The last two points are all about finding hotspots in your code. Those areas that you need to prioritize to investigate. You will need the right metris in place, at the end of the article I’ll give you some tips where I would put metrics to make your life easier.
As for logs they can indicate some dependency misbehaving. For example you might have a library dealing with attachments that uses native calls to inspect the bytes. It might log that it is trying to assign larger memory blocks than it encountered. After that it is a matter of tracking down where you use that dependency and investigate that piece of code to try and optimize it. Or if it is a bug you can see if there is a fix in a newer version.
Ironically to narrow down the search in your code, you have to expand the search in your logs and metrics.
No single root cause
There might not be a single root cause or the root cause might be obscured by other issues. If you have trouble tracking a single thing down simply start fixing the smaller things you found. They might aleviate the issue and may even make the root cause more pronounced.
Worst case you have a cleaner codebase, best case it was the rootcause and you can reason back to the issue you discovered on why it was.

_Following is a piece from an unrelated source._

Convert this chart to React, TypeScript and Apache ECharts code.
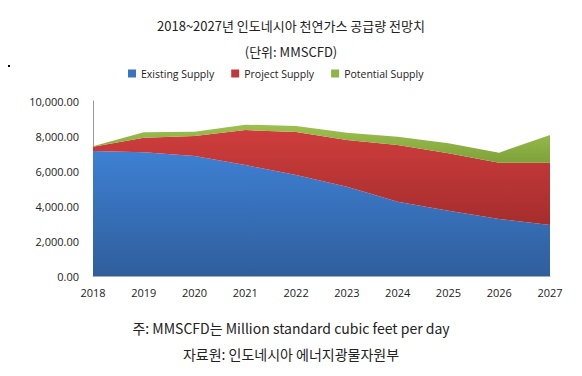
import React, { useEffect, useRef } from "react";
import * as echarts from "echarts";

const years = ["2018", "2019", "2020", "2021", "2022", "2023", "2024", "2025", "2026", "2027"];
const existingSupply = [7150, 7070, 6860, 6340, 5770, 5100, 4250, 3730, 3260, 2910];
const projectSupply = [240, 830, 1140, 2000, 2460, 2670, 3240, 3280, 3210, 3560];
const potentialSupply = [20, 310, 250, 310, 340, 420, 470, 570, 580, 1590];

const titleText = "2018~2027년 인도네시아 천연가스 공급량 전망치";
const unitText = "(단위: MMSCFD)";
const noteText = "주: MMSCFD는 Million standard cubic feet per day";
const sourceText = "자료원: 인도네시아 에너지광물자원부";

const KR = '"Noto Sans CJK KR", "Noto Sans", sans-serif';

function grad(top: string, bottom: string) {
  return new echarts.graphic.LinearGradient(0, 0, 0, 1, [
    { offset: 0, color: top },
    { offset: 1, color: bottom },
  ]);
}

export default function App() {
  const ref = useRef<HTMLDivElement>(null);
  useEffect(() => {
    if (!ref.current) return;
    const chart = echarts.init(ref.current, null, { renderer: "svg" });
    chart.setOption({
      animation: false,
      backgroundColor: "#ffffff",
      title: [
        { text: titleText, left: "center", top: 14, textStyle: { fontFamily: KR, fontSize: 13, fontWeight: "normal", color: "#222" } },
        { text: unitText, left: "center", top: 40, textStyle: { fontFamily: KR, fontSize: 13, fontWeight: "normal", color: "#222" } },
        { text: noteText, left: "center", top: 316, textStyle: { fontFamily: KR, fontSize: 14, fontWeight: "normal", color: "#222" } },
        { text: sourceText, left: "center", top: 342, textStyle: { fontFamily: KR, fontSize: 14, fontWeight: "normal", color: "#222" } },
      ],
      legend: {
        top: 63,
        left: 123,
        itemWidth: 8,
        itemHeight: 8,
        itemGap: 17,
        icon: "rect",
        textStyle: { fontFamily: '"Open Sans", sans-serif', fontSize: 10.5, color: "#222" },
        data: ["Existing Supply", "Project Supply", "Potential Supply"],
      },
      graphic: [
        { type: "rect", shape: { x: 8, y: 65, width: 2, height: 2 }, style: { fill: "#000" } },
      ],
      grid: { left: 93, right: 32, top: 101, bottom: 100 },
      xAxis: {
        type: "category",
        data: years,
        boundaryGap: false,
        axisLine: { show: true, lineStyle: { color: "#aaa" } },
        axisTick: { show: false },
        axisLabel: { fontFamily: '"Open Sans", sans-serif', fontSize: 11, color: "#222", margin: 11 },
      },
      yAxis: {
        type: "value",
        min: 0,
        max: 10000,
        interval: 2000,
        axisLine: { show: true, lineStyle: { color: "#999" } },
        axisTick: { show: false },
        splitLine: { show: false },
        axisLabel: {
          fontFamily: '"Open Sans", sans-serif',
          fontSize: 11,
          color: "#222",
          margin: 14,
          formatter: (v: number) => v.toLocaleString("en-US", { minimumFractionDigits: 2, maximumFractionDigits: 2 }),
        },
      },
      series: [
        {
          name: "Existing Supply",
          type: "line",
          stack: "total",
          data: existingSupply,
          symbol: "none",
          lineStyle: { width: 0 },
          itemStyle: { color: "#3a73c0" },
          areaStyle: { color: grad("#3e80d3", "#2f5e9c"), opacity: 1 },
        },
        {
          name: "Project Supply",
          type: "line",
          stack: "total",
          data: projectSupply,
          symbol: "none",
          lineStyle: { width: 0 },
          itemStyle: { color: "#c0393a" },
          areaStyle: { color: grad("#cf3d3d", "#a52d2d"), opacity: 1 },
        },
        {
          name: "Potential Supply",
          type: "line",
          stack: "total",
          data: potentialSupply,
          symbol: "none",
          lineStyle: { width: 0 },
          itemStyle: { color: "#8fb446" },
          areaStyle: { color: grad("#9dc04f", "#7ea23a"), opacity: 1 },
        },
      ],
    });
    return () => chart.dispose();
  }, []);
  return <div ref={ref} style={{ width: 582, height: 376, position: "absolute", left: 0, top: 0 }} />;
}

Also never exclude parts of the code without investigation. You should prioritize and asses the risk/chance or you have no place to start. But these things can be hiding in the smallest parts that you might just overlook.
How to prepare
To round this off here are two tips to put yourself in a better position when issues do occur.
First is to have your error handling in place, don’t swallow errors without some kind of logging if you really don’t want to propagate it.
Second is to add metrics on every point in your code where requests/messages come in and go out. This will help you segment your code by looking at if calls are still happening and if they’re still on the old throughput levels.
Still not sure what to add? Here is some extra reading that may help you to setup metrics before you need them.
The four golden signals by google SRE.
Good luck with your next performance issues, may it never come up.